Scaffolding is the work you do to help you deliver the work you’ve agreed upon. I’ve employed, and seen employed, many forms of scaffolding over the years, but each and every time I see a bit it follows a few general rules:
- It’s cheap. Scaffolding shouldn’t take you long to do³ — it’s simple work that doesn’t respect the needs of shipping code, from memory consumption, performance, or any other work. You build it quickly and put it to use immediately. Often, it doesn’t even survive long enough to get checked in.
- It’s dirty. Really, this goes hand-in-hand with it being cheap, but if you find yourself thinking too much about your scaffolding, you’re probably working too hard on the scaffolding itself. If you’re trying to put up a shed and need a temporary wall to hold together a couple of pre-fab pieces, you don’t expect those pieces to look as good as the finished product you’re making. In fact, no one will likely ever see it, it may not even survive the project. So, feel free to write against all the rules you’ve been taught and whatever coding methodology to which you subscribe — go in and remove encapsulation from objects so you can access members directly, use terribly abusive algorithms, write reams of data to disk, access memory randomly, hold raw pointers that just happen to be safe… just don’t overthink it.
- It’s useful. There is one measure, and one measure only when it comes to good scaffolding: utility. Scaffolding code is built only to be useful to solve other problems, not to present problems which need to be solved in itself. Once you’ve written the bits you need and answered the questions you needed answered, it’s time to move on.
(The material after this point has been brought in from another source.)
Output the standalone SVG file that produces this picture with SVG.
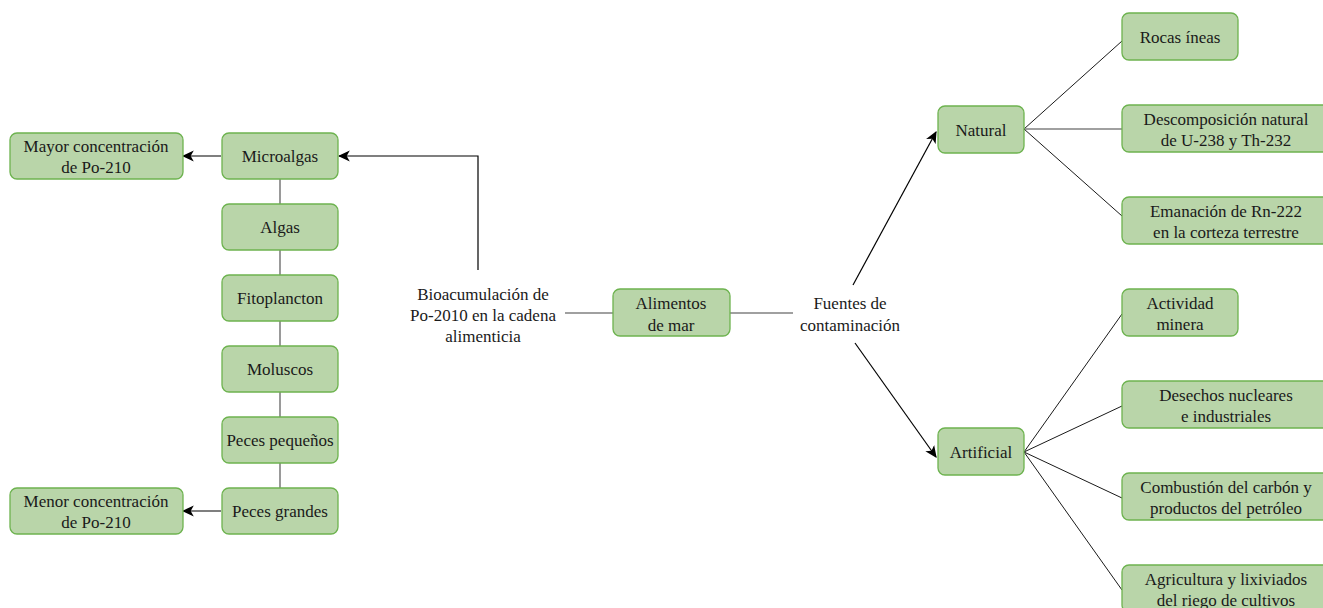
<svg xmlns="http://www.w3.org/2000/svg" width="1323" height="608" viewBox="0 0 1323 608">
  <style>
    .box { fill: #b9d5a9; stroke: #6db34f; stroke-width: 1.3; }
    .t { font-family: "Liberation Serif", "DejaVu Serif", serif; font-size: 17px; fill: #1a1a1a; text-anchor: middle; }
    .grey { stroke: #808080; stroke-width: 1.6; fill: none; }
    .thin { stroke: #1a1a1a; stroke-width: 1; fill: none; }
    .arr { stroke: #000; stroke-width: 1.2; fill: none; marker-end: url(#head); }
  </style>
  <defs>
    <marker id="head" viewBox="0 0 10 10" refX="9" refY="5" markerWidth="12" markerHeight="12" markerUnits="userSpaceOnUse" orient="auto">
      <path d="M0,0.5 L10,5 L0,9.5 L2.6,5 Z" fill="#000"/>
    </marker>
  </defs>

  <!-- connectors -->
  <g id="connectors">
    <!-- food chain column -->
    <line class="grey" x1="280" y1="179" x2="280" y2="204"/>
    <line class="grey" x1="280" y1="250" x2="280" y2="275"/>
    <line class="grey" x1="280" y1="321" x2="280" y2="346"/>
    <line class="grey" x1="280" y1="392" x2="280" y2="417"/>
    <line class="grey" x1="280" y1="463" x2="280" y2="488"/>
    <!-- concentration arrows -->
    <line class="arr" x1="221" y1="156" x2="183" y2="156"/>
    <line class="arr" x1="221" y1="511" x2="183" y2="511"/>
    <!-- bioaccumulation to top of chain -->
    <polyline class="arr" points="478,270 478,156 339,156"/>
    <!-- central links -->
    <line class="grey" x1="565" y1="313" x2="613" y2="313"/>
    <line class="grey" x1="730" y1="313" x2="793" y2="313"/>
    <!-- source branches -->
    <line class="arr" x1="853" y1="285" x2="936" y2="132"/>
    <line class="arr" x1="855" y1="343" x2="936" y2="457"/>
    <!-- natural sources -->
    <line class="thin" x1="1024" y1="129" x2="1122" y2="41"/>
    <line class="grey" x1="1024" y1="129" x2="1122" y2="129"/>
    <line class="thin" x1="1024" y1="129" x2="1122" y2="216"/>
    <!-- artificial sources -->
    <line class="thin" x1="1024" y1="452" x2="1122" y2="314"/>
    <line class="thin" x1="1024" y1="452" x2="1122" y2="406"/>
    <line class="thin" x1="1024" y1="452" x2="1122" y2="498"/>
    <line class="thin" x1="1024" y1="452" x2="1122" y2="590"/>
  </g>

  <g id="mayor">
    <rect class="box" x="10" y="133" width="173" height="46" rx="7"/>
    <text class="t" x="96" y="152">Mayor concentración</text>
    <text class="t" x="96" y="173">de Po-210</text>
  </g>
  <g id="menor">
    <rect class="box" x="10" y="488" width="173" height="46" rx="7"/>
    <text class="t" x="96" y="507">Menor concentración</text>
    <text class="t" x="96" y="528">de Po-210</text>
  </g>

  <g id="microalgas">
    <rect class="box" x="222" y="133" width="116" height="46" rx="7"/>
    <text class="t" x="280" y="162">Microalgas</text>
  </g>
  <g id="algas">
    <rect class="box" x="222" y="204" width="116" height="46" rx="7"/>
    <text class="t" x="280" y="233">Algas</text>
  </g>
  <g id="fitoplancton">
    <rect class="box" x="222" y="275" width="116" height="46" rx="7"/>
    <text class="t" x="280" y="304">Fitoplancton</text>
  </g>
  <g id="moluscos">
    <rect class="box" x="222" y="346" width="116" height="46" rx="7"/>
    <text class="t" x="280" y="375">Moluscos</text>
  </g>
  <g id="peces-pequenos">
    <rect class="box" x="222" y="417" width="116" height="46" rx="7"/>
    <text class="t" x="280" y="446">Peces pequeños</text>
  </g>
  <g id="peces-grandes">
    <rect class="box" x="222" y="488" width="116" height="46" rx="7"/>
    <text class="t" x="280" y="517">Peces grandes</text>
  </g>

  <g id="bioacumulacion">
    <text class="t" x="483" y="300">Bioacumulación de</text>
    <text class="t" x="483" y="321">Po-2010 en la cadena</text>
    <text class="t" x="483" y="342">alimenticia</text>
  </g>

  <g id="alimentos">
    <rect class="box" x="613" y="289" width="117" height="47" rx="7"/>
    <text class="t" x="671" y="309">Alimentos</text>
    <text class="t" x="671" y="331">de mar</text>
  </g>

  <g id="fuentes">
    <text class="t" x="850" y="309">Fuentes de</text>
    <text class="t" x="850" y="331">contaminación</text>
  </g>

  <g id="natural">
    <rect class="box" x="938" y="106" width="86" height="47" rx="7"/>
    <text class="t" x="981" y="136">Natural</text>
  </g>
  <g id="artificial">
    <rect class="box" x="938" y="428" width="86" height="47" rx="7"/>
    <text class="t" x="981" y="458">Artificial</text>
  </g>

  <g id="rocas">
    <rect class="box" x="1122" y="13" width="116" height="47" rx="7"/>
    <text class="t" x="1180" y="43">Rocas íneas</text>
  </g>
  <g id="descomposicion">
    <rect class="box" x="1122" y="105" width="210" height="47" rx="7"/>
    <text class="t" x="1226" y="125">Descomposición natural</text>
    <text class="t" x="1226" y="146">de U-238 y Th-232</text>
  </g>
  <g id="emanacion">
    <rect class="box" x="1122" y="197" width="210" height="47" rx="7"/>
    <text class="t" x="1226" y="217">Emanación de Rn-222</text>
    <text class="t" x="1226" y="238">en la corteza terrestre</text>
  </g>
  <g id="mineria">
    <rect class="box" x="1122" y="289" width="116" height="47" rx="7"/>
    <text class="t" x="1180" y="309">Actividad</text>
    <text class="t" x="1180" y="330">minera</text>
  </g>
  <g id="desechos">
    <rect class="box" x="1122" y="381" width="210" height="47" rx="7"/>
    <text class="t" x="1226" y="401">Desechos nucleares</text>
    <text class="t" x="1226" y="422">e industriales</text>
  </g>
  <g id="combustion">
    <rect class="box" x="1122" y="473" width="210" height="47" rx="7"/>
    <text class="t" x="1226" y="493">Combustión del carbón y</text>
    <text class="t" x="1226" y="514">productos del petróleo</text>
  </g>
  <g id="agricultura">
    <rect class="box" x="1122" y="565" width="210" height="47" rx="7"/>
    <text class="t" x="1226" y="585">Agricultura y lixiviados</text>
    <text class="t" x="1226" y="606">del riego de cultivos</text>
  </g>
</svg>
- It doesn’t ship. Take it out before you check-in (whether through pre-processor macros or brute force). Just be sure not to leave any traces which might slow down or bloat your end-product or leave extra rusty nails lying around where someone might step on them — in particular, replacing any guards that were in place, such as objects’ access protections and the like. You want to leave a clean workspace behind.
Every coder has things in his bag of tricks that are helpful when you’re doing scaffolding. Perhaps it’s just a bit of python/perl/javascript/what-have-ya to analyze assets you’ve received from art and design, or snatches of code you’ve written so many times you can do them in your sleep, like histograms. Perhaps you’re just printing out a running total of the specific number of objects you’ve created of a particular type using global variables and spitting it out to the debug window, or calling some instrumentation code you’ve written from your game’s console window that touches every game object.
When approaching a problem that’s a little bit beyond your ability, or just unfamiliar enough to require serious thought, consider building a little scaffolding to help you through it. If you find yourself wondering what approach to take, ask yourself questions like “What information would I need to approach this problem in the right way?” and “What sort of code would help me address this problem more easily?” and build yourself a little scaffolding to give yourself good answers to those questions. It might seem like it takes you off-task for a while, but it’s often helpful enough to generate a much better solution in the long run.
Brett Douville is the lead systems programmer at Bethesda Game Studios, maker of Fallout 3 and the forthcoming TESV: Skyrim. He blogs occasionally at @brett_douville.
¹Names changed to protect the innocent.
²Oh, who am I kidding. Although I’m a second generation computer programmer, the best lessons my dad taught me about coding had nothing to do with programming at all.
³Though it might give you ideas for future work, given time to properly build for your engine. Today’s scaffolding might point you in the right direction for tools that are currently missing from your codebase.